Colorism In the Black Community

For centuries, people of color have faced discrimination due to the complexion of their skin by Caucasians along with other races. It is bad enough that the discrimination against black people comes from outside of their race, and it’s even worse that it comes from within their race as well. Colorism has separated the black community tremendously, especially during the enslavement of black people. It has always been seen as good to be of lighter skin compared to having a darker complexion. During slavery, those who were considered “light skin” were house slaves and they were kept inside while those who were “dark skin” worked out in the fields. That separation among black people has led society to truly believe that having lighter skin is ideal and is more widely accepted than having darker skin.
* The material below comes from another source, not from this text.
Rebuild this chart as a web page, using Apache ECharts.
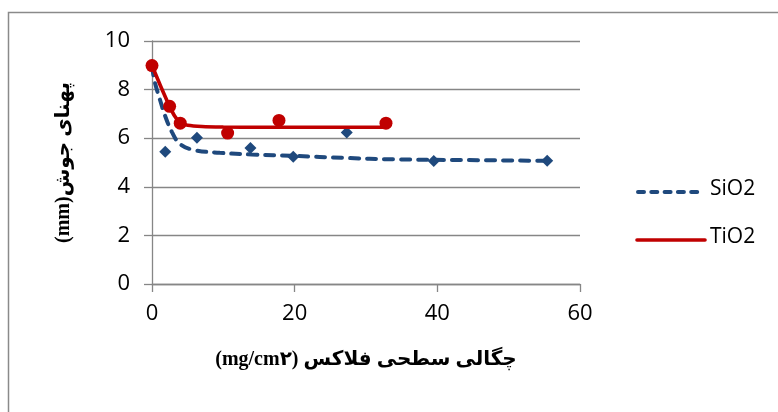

It is shown all throughout society to this day that people with lighter skin complexions are more accepted. People with lighter skin have an extra key to the doors of success in white America because anything or anyone “too black” is dangerous and corrupt. The stereotypes that exist within the black community about this so-called battle between dark skins and light skins is exactly what was wanted by our oppressors. William Lynch, a British slave owner, wrote a letter called the Willie Lynch Letter that explains how to keep black people oppressed physically and mentally. The term “lynching” came from his name as well. In the letter, Lynch even talks about separating black people by their skin tone, stating that “You must use the DARK skin slaves vs. the LIGHT skin slaves, and the LIGHT skin slaves vs. the DARK skin slaves”. Many of the points Lynch made in his letter are still relevant today, showing how effective his method of destroying the entire race of black people from within and how the mindset of those outside of our community view us. If that is how they want to separate us, why give them the satisfaction and destroy our unity further?

We as a community need to unite and stop separating and defining ourselves by our skin complexion. Being light does not make you better looking or sensitive, and being dark does not make you ugly or aggressive. We are still programmed to think like slaves, and the time has come to rise up and come together.